This blog was written by Sara Barczak, former Regional Advocacy Director with the Southern Alliance for Clean Energy.Guest Blog | July 22, 2019
I’ve never been to the Great State of Alaska so I jumped at the opportunity to visit the capital city of Juneau. I was thrilled to explore the glaciers, view the wildlife, and learn about the native cultures of the Alaskan frontier – the very things I have been working hard to protect here at SACE for the last 20 years!
Alaska has unfortunately experienced many impacts from climate change and I wanted to observe these effects and transformation for myself. My trip was at the end of June, just after the Summer Solstice – allowing us to enjoy ~18 hours of sunlight so we could pack in plenty of activities.
Beautiful scenery, amazing wildlife, remarkable culture
Ascending directly up Mt. Roberts via tram and then hiking even further up the mountain was exhilarating – we were rewarded with spectacular views as the hazy conditions had not yet rolled in.
A definite highlight was getting out on the water in Auke Bay. Just as we started cruising, over a dozen orcas began frolicking all around us – it was truly amazing (and we were told, a rare sight), especially with the beautiful backdrop of mountains surrounding us.
Later on we were lucky enough to witness numerous humpback whales including meeting Flame, a ~60-year old female with her ~7-month son, Bunson. We also met Sasha, the ~20-year old daughter of Flame. What a sight to see the iconic whale tails of Flame and Bunson together in one shot! Our group literally cheered and cried at the same time – these are extraordinary animals traveling from Hawaii to Alaska. And there is good news – several of the distinct populations (including some of those coming up from Hawaii) have been removed from the endangered species list. This was encouraging. We all can and are making a difference!
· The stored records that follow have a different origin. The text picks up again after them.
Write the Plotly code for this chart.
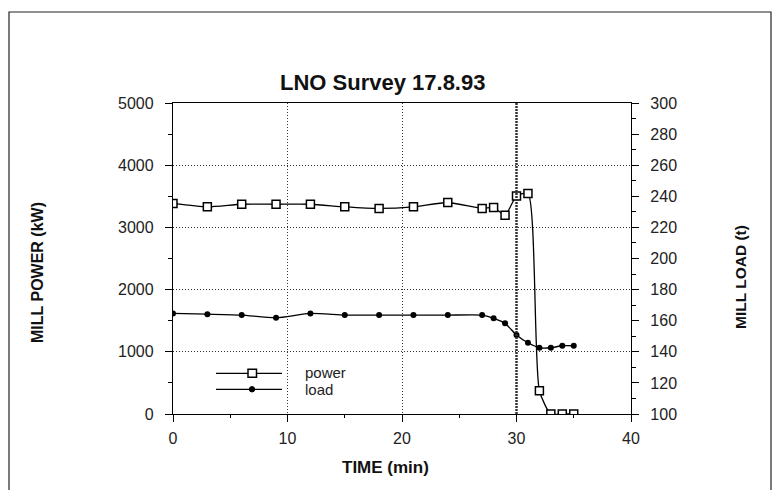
import plotly.graph_objects as go

# ---- data ----
time_power = [0, 3, 6, 9, 12, 15, 18, 21, 24, 27, 28, 29, 30, 31, 32, 33, 34, 35]
power_kw = [3385, 3330, 3372, 3372, 3372, 3330, 3305, 3330, 3400, 3305, 3320, 3196,
            3506, 3544, 374, 0, 0, 0]

time_load = [0, 3, 6, 9, 12, 15, 18, 21, 24, 27, 28, 29, 30, 31, 32, 33, 34, 35]
load_t = [164.7, 164.2, 163.6, 161.9, 164.7, 163.6, 163.6, 163.6, 163.6, 163.6,
          161.5, 158.3, 150.8, 145.8, 142.6, 142.6, 143.9, 143.9]

x_ticks = [0, 10, 20, 30, 40]
series_names = ["power", "load"]
title_text = "LNO Survey 17.8.93"

FONT = "Liberation Sans, Arial, sans-serif"

# page has an 8px body margin; plot area in page pixels: x 173..631, y 103..414
PX0, PW, PY0, PH = 173.0, 458.0, 414.0, 311.0


def xp(px):
    return (px - PX0) / PW


def yp(py):
    return (PY0 - py) / PH


fig = go.Figure()

fig.add_trace(go.Scatter(
    x=time_power, y=power_kw, name=series_names[0], mode="lines+markers",
    line=dict(color="black", width=1.3, shape="spline", smoothing=0.6),
    marker=dict(symbol="square", size=8, color="white",
                line=dict(color="black", width=1.5)),
    yaxis="y",
))
fig.add_trace(go.Scatter(
    x=time_load, y=load_t, name=series_names[1], mode="lines+markers",
    line=dict(color="black", width=1.3, shape="spline", smoothing=0.6),
    marker=dict(symbol="circle", size=6, color="black"),
    yaxis="y2",
))

# heavier line at t = 30
fig.add_shape(type="line", xref="x", yref="paper", x0=30, x1=30, y0=0, y1=1,
              line=dict(color="#333", width=2.5, dash="2px,1px"))

# outer frame
fig.add_shape(type="rect", xref="paper", yref="paper",
              x0=xp(9), x1=xp(771), y0=yp(500), y1=yp(12),
              line=dict(color="#222", width=1.2), layer="below")

# manual legend (long sample lines as in the reference)
for py in (373.3, 389.3):
    fig.add_shape(type="line", xref="paper", yref="paper",
                  x0=xp(216), x1=xp(282), y0=yp(py), y1=yp(py),
                  line=dict(color="black", width=1.3))
fig.add_shape(type="rect", xref="paper", yref="paper",
              x0=xp(248), x1=xp(256.5), y0=yp(377.3), y1=yp(369.3),
              line=dict(color="black", width=1.5), fillcolor="white")
fig.add_shape(type="circle", xref="paper", yref="paper",
              x0=xp(249.3), x1=xp(254.7), y0=yp(392), y1=yp(386.6),
              line=dict(color="black", width=1), fillcolor="black")

axis_common = dict(
    showline=True, linecolor="black", linewidth=1.3,
    ticks="outside", ticklen=7, tickwidth=1.2, tickcolor="black",
    tickfont=dict(family=FONT, size=16, color="#222"),
    zeroline=False,
)

annotations = [
    dict(text="<b>" + title_text + "</b>", x=xp(382), y=yp(82),
         xanchor="center", yanchor="middle", font=dict(family=FONT, size=22, color="#111")),
    dict(text="<b>MILL POWER (kW)</b>", x=xp(37), y=yp(273), textangle=-90,
         xanchor="center", yanchor="middle", font=dict(family=FONT, size=16, color="#111")),
    dict(text="<b>MILL LOAD (t)</b>", x=xp(740), y=yp(277), textangle=-90,
         xanchor="center", yanchor="middle", font=dict(family=FONT, size=15.5, color="#111")),
    dict(text="<b>TIME (min)</b>", x=xp(385), y=yp(467),
         xanchor="center", yanchor="middle", font=dict(family=FONT, size=17, color="#111")),
    dict(text=series_names[0], x=xp(303), y=yp(372.5),
         xanchor="left", yanchor="middle", font=dict(family=FONT, size=15, color="#222")),
    dict(text=series_names[1], x=xp(303), y=yp(389),
         xanchor="left", yanchor="middle", font=dict(family=FONT, size=15, color="#222")),
]
for a in annotations:
    a.update(xref="paper", yref="paper", showarrow=False)

GRID_DASH = "1px,2px"

fig.update_layout(
    width=780, height=490,
    margin=dict(l=165, r=157, t=95, b=84),
    paper_bgcolor="white", plot_bgcolor="white",
    showlegend=False,
    xaxis=dict(range=[0, 40], tickvals=x_ticks, mirror=True,
               showgrid=True, gridcolor="#333", griddash=GRID_DASH, gridwidth=1,
               ticklabelstandoff=3,
               minor=dict(dtick=5, ticks="outside", ticklen=3, tickcolor="black", showgrid=False),
               **axis_common),
    yaxis=dict(range=[0, 5000], dtick=1000,
               showgrid=True, gridcolor="#333", griddash=GRID_DASH, gridwidth=1,
               ticklabelstandoff=8,
               minor=dict(dtick=500, ticks="outside", ticklen=4, tickcolor="black", showgrid=False),
               **axis_common),
    yaxis2=dict(range=[100, 300], dtick=20, overlaying="y", side="right",
                showgrid=False, ticklabelstandoff=8,
                minor=dict(dtick=10, ticks="outside", ticklen=4, tickcolor="black", showgrid=False),
                **axis_common),
    annotations=annotations,
)

fig.write_html("out.html")
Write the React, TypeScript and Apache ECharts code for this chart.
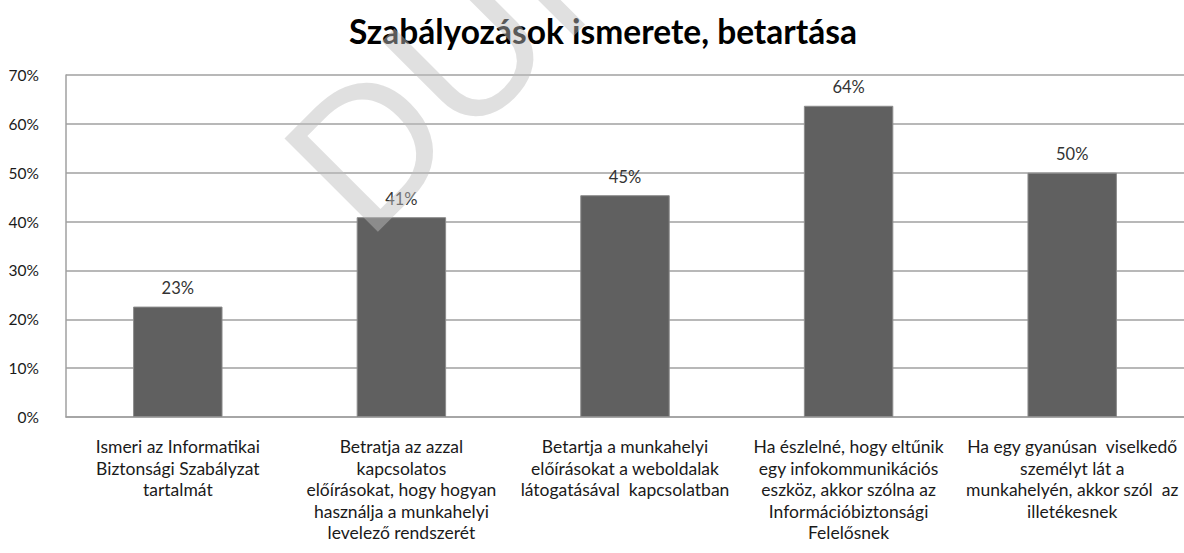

We also took time to visit Juneau’s amazing museums and memorials that helped us learn about and further appreciate Native Alaska and the history of this land and its people – the diverse clans and tribes that were here before explorers and eventually settlers violently up-ended their way of life and their respectful use of the land and its resources.
Glacier up close
So “THE DAY” came to get up close and personal with the famous Mendenhall Glacier in our nation’s largest forest, the Tongass National Forest. We canoed a hefty distance across Mendenhall Lake to reach the glacier and strapped on all kinds of gear to traverse the icy and frankly, unworldly terrain. Given the extreme haze, the sun was an unsettling, deep red high up in the sky and the colors were muted, except for the extreme blue of the glacier’s various features. Our guides described the Mendenhall as “unhealthy” – it’s retreating at a rapid rate and what you’re seeing in my pictures will not be there in ~50 years unless serious changes occur (here are historical “then” and “now” pictures to put the dramatic retreat further into perspective).
We CAN make a difference!
Though I packed fleece jackets, gloves, hats, and rain gear, a heat wave coupled with wildfires and a drought made for a very hot, smoky/hazy atmosphere. It hit 90F while there – stifling for locals and businesses given very few have air conditioning. Globally, it was the hottest June on record.
Clearly, the impacts of climate change affect aren’t just impacting the environment and wildlife. Human health suffers too. Just days after I left Juneau, an “air emergency” was declared because of the very poor air quality – being active outdoors was not recommended. Can you imagine living in these conditions in the Alaskan Frontier?! Can you imagine the disappointment that many experienced visiting Alaska when they couldn’t see through the pollution haze to view the amazing vistas and to be warned, “Don’t go on a hike because it’s unhealthy outside?”